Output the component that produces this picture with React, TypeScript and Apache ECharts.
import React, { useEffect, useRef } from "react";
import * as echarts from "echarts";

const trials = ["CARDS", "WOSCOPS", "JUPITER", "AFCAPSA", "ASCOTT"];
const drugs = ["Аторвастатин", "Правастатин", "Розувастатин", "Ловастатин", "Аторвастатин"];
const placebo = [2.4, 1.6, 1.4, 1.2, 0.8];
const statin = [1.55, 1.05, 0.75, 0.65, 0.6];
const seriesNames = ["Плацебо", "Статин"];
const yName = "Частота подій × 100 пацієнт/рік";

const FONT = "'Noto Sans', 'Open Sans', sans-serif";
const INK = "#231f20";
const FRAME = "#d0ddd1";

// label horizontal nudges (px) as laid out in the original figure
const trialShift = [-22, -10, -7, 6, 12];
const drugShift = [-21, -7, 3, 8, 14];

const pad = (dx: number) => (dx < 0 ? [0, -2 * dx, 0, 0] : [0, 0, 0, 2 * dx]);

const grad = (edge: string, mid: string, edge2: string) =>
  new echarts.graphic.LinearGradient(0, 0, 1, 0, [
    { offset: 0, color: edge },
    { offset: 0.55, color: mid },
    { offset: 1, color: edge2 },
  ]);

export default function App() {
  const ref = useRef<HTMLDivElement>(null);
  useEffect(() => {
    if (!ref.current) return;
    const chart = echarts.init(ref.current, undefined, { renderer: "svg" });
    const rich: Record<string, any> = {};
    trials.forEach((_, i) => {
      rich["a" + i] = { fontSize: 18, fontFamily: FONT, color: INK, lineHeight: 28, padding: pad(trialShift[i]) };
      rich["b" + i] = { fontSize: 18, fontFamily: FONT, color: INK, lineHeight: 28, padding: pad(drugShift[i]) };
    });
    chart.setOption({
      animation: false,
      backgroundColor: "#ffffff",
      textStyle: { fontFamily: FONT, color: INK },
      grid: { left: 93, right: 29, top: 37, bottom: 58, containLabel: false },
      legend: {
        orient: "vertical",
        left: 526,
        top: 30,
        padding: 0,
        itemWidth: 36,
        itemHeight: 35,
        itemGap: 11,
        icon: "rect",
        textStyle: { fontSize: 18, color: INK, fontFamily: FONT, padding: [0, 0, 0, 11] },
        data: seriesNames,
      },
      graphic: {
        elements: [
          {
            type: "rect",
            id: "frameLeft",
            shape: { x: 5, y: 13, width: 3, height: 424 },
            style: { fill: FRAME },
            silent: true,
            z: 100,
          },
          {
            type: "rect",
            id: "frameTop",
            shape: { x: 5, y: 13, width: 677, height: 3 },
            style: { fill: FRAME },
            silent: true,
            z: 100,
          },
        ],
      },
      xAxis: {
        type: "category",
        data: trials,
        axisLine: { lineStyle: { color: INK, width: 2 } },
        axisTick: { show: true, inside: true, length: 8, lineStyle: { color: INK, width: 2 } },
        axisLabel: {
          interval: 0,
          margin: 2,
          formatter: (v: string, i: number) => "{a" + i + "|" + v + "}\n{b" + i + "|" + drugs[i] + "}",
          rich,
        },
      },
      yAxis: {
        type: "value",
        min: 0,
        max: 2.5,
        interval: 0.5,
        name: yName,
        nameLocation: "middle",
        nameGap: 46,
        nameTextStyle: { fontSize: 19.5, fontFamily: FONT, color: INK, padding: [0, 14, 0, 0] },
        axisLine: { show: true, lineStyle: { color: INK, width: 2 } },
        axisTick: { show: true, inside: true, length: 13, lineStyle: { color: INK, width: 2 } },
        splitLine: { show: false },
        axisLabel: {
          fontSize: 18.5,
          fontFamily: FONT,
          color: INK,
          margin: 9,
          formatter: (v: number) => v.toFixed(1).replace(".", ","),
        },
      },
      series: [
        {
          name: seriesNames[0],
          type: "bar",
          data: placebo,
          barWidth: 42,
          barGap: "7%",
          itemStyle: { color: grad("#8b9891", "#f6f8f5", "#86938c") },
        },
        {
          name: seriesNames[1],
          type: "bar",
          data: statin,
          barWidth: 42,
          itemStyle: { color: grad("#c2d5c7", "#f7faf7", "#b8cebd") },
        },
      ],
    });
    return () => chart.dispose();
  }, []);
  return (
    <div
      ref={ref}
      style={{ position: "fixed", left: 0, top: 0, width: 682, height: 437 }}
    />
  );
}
******************************
_Request_: Retype only the lines running from the top of the listing to the line that holds "import * as", both ends included.

_Reply_:
Output the component that produces this picture with React, TypeScript and Apache ECharts.
import React, { useEffect, useRef } from "react";
import * as echarts from "echarts";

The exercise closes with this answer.